• Work required: Write the material out again in full, word for word. Do not include the pictures.
═════ Given data ═════
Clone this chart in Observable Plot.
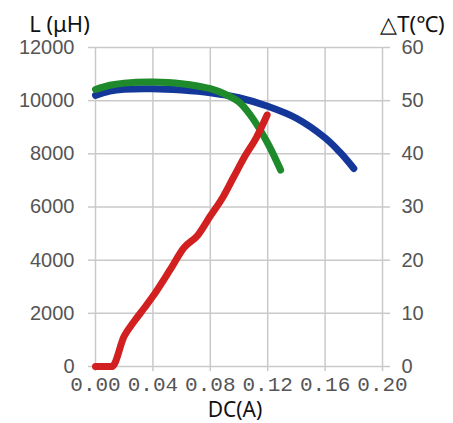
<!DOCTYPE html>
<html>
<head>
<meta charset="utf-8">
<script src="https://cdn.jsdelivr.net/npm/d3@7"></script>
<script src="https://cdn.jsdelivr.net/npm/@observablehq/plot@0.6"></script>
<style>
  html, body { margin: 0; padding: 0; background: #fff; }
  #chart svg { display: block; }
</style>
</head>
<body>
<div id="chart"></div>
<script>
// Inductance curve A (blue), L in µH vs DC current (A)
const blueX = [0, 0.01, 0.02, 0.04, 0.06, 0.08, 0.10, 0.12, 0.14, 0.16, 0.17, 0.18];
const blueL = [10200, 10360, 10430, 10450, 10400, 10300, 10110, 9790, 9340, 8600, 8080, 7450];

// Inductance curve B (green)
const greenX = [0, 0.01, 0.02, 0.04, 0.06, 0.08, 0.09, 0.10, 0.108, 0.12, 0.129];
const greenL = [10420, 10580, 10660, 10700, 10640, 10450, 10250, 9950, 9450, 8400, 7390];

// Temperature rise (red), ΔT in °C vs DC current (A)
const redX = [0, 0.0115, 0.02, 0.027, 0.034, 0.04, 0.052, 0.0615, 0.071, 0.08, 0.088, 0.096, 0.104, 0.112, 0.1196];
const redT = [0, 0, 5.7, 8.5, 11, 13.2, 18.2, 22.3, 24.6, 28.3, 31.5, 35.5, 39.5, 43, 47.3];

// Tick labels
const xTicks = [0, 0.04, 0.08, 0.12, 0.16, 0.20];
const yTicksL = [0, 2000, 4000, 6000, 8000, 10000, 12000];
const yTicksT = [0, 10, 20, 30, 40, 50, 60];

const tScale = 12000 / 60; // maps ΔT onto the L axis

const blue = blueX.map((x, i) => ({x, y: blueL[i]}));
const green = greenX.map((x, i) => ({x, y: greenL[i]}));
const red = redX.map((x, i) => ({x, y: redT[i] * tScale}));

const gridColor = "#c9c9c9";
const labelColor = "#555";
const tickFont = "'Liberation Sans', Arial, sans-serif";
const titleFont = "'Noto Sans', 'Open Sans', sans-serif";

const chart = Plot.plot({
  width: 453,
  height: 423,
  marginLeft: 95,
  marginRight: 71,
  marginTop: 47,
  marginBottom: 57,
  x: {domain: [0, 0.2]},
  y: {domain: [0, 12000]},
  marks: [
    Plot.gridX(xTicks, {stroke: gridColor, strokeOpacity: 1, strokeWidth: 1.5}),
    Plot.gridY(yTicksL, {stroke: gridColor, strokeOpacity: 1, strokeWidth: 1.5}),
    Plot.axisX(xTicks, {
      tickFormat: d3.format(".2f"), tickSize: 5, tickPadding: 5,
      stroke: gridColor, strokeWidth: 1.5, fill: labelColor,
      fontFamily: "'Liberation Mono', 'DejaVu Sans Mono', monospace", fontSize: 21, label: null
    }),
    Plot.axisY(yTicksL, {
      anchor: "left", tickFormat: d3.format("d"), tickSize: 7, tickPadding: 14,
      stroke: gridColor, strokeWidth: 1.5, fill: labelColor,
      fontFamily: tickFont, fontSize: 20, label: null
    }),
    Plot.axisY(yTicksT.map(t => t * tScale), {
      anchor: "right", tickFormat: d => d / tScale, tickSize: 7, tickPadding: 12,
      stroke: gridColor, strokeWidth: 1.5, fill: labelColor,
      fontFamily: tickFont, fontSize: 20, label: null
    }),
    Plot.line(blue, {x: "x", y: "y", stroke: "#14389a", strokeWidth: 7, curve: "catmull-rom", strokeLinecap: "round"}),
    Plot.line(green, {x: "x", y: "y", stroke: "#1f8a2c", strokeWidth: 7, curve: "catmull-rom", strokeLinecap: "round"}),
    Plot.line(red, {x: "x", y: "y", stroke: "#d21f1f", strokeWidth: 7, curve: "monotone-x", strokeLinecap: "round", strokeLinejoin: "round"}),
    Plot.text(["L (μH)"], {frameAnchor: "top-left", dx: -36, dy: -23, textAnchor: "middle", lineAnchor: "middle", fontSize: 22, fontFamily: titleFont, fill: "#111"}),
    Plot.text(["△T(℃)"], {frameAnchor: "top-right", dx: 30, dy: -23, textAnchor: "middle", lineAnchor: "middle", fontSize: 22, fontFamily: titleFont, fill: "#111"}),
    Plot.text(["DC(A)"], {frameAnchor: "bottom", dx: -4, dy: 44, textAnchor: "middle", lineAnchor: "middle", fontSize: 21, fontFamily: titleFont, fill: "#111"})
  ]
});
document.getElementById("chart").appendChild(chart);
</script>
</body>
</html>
═════
• Task output:
Clone this chart in Observable Plot.
<!DOCTYPE html>
<html>
<head>
<meta charset="utf-8">
<script src="https://cdn.jsdelivr.net/npm/d3@7"></script>
<script src="https://cdn.jsdelivr.net/npm/@observablehq/plot@0.6"></script>
<style>
  html, body { margin: 0; padding: 0; background: #fff; }
  #chart svg { display: block; }
</style>
</head>
<body>
<div id="chart"></div>
<script>
// Inductance curve A (blue), L in µH vs DC current (A)
const blueX = [0, 0.01, 0.02, 0.04, 0.06, 0.08, 0.10, 0.12, 0.14, 0.16, 0.17, 0.18];
const blueL = [10200, 10360, 10430, 10450, 10400, 10300, 10110, 9790, 9340, 8600, 8080, 7450];

// Inductance curve B (green)
const greenX = [0, 0.01, 0.02, 0.04, 0.06, 0.08, 0.09, 0.10, 0.108, 0.12, 0.129];
const greenL = [10420, 10580, 10660, 10700, 10640, 10450, 10250, 9950, 9450, 8400, 7390];

// Temperature rise (red), ΔT in °C vs DC current (A)
const redX = [0, 0.0115, 0.02, 0.027, 0.034, 0.04, 0.052, 0.0615, 0.071, 0.08, 0.088, 0.096, 0.104, 0.112, 0.1196];
const redT = [0, 0, 5.7, 8.5, 11, 13.2, 18.2, 22.3, 24.6, 28.3, 31.5, 35.5, 39.5, 43, 47.3];

// Tick labels
const xTicks = [0, 0.04, 0.08, 0.12, 0.16, 0.20];
const yTicksL = [0, 2000, 4000, 6000, 8000, 10000, 12000];
const yTicksT = [0, 10, 20, 30, 40, 50, 60];

const tScale = 12000 / 60; // maps ΔT onto the L axis

const blue = blueX.map((x, i) => ({x, y: blueL[i]}));
const green = greenX.map((x, i) => ({x, y: greenL[i]}));
const red = redX.map((x, i) => ({x, y: redT[i] * tScale}));

const gridColor = "#c9c9c9";
const labelColor = "#555";
const tickFont = "'Liberation Sans', Arial, sans-serif";
const titleFont = "'Noto Sans', 'Open Sans', sans-serif";

const chart = Plot.plot({
  width: 453,
  height: 423,
  marginLeft: 95,
  marginRight: 71,
  marginTop: 47,
  marginBottom: 57,
  x: {domain: [0, 0.2]},
  y: {domain: [0, 12000]},
  marks: [
    Plot.gridX(xTicks, {stroke: gridColor, strokeOpacity: 1, strokeWidth: 1.5}),
    Plot.gridY(yTicksL, {stroke: gridColor, strokeOpacity: 1, strokeWidth: 1.5}),
    Plot.axisX(xTicks, {
      tickFormat: d3.format(".2f"), tickSize: 5, tickPadding: 5,
      stroke: gridColor, strokeWidth: 1.5, fill: labelColor,
      fontFamily: "'Liberation Mono', 'DejaVu Sans Mono', monospace", fontSize: 21, label: null
    }),
    Plot.axisY(yTicksL, {
      anchor: "left", tickFormat: d3.format("d"), tickSize: 7, tickPadding: 14,
      stroke: gridColor, strokeWidth: 1.5, fill: labelColor,
      fontFamily: tickFont, fontSize: 20, label: null
    }),
    Plot.axisY(yTicksT.map(t => t * tScale), {
      anchor: "right", tickFormat: d => d / tScale, tickSize: 7, tickPadding: 12,
      stroke: gridColor, strokeWidth: 1.5, fill: labelColor,
      fontFamily: tickFont, fontSize: 20, label: null
    }),
    Plot.line(blue, {x: "x", y: "y", stroke: "#14389a", strokeWidth: 7, curve: "catmull-rom", strokeLinecap: "round"}),
    Plot.line(green, {x: "x", y: "y", stroke: "#1f8a2c", strokeWidth: 7, curve: "catmull-rom", strokeLinecap: "round"}),
    Plot.line(red, {x: "x", y: "y", stroke: "#d21f1f", strokeWidth: 7, curve: "monotone-x", strokeLinecap: "round", strokeLinejoin: "round"}),
    Plot.text(["L (μH)"], {frameAnchor: "top-left", dx: -36, dy: -23, textAnchor: "middle", lineAnchor: "middle", fontSize: 22, fontFamily: titleFont, fill: "#111"}),
    Plot.text(["△T(℃)"], {frameAnchor: "top-right", dx: 30, dy: -23, textAnchor: "middle", lineAnchor: "middle", fontSize: 22, fontFamily: titleFont, fill: "#111"}),
    Plot.text(["DC(A)"], {frameAnchor: "bottom", dx: -4, dy: 44, textAnchor: "middle", lineAnchor: "middle", fontSize: 21, fontFamily: titleFont, fill: "#111"})
  ]
});
document.getElementById("chart").appendChild(chart);
</script>
</body>
</html>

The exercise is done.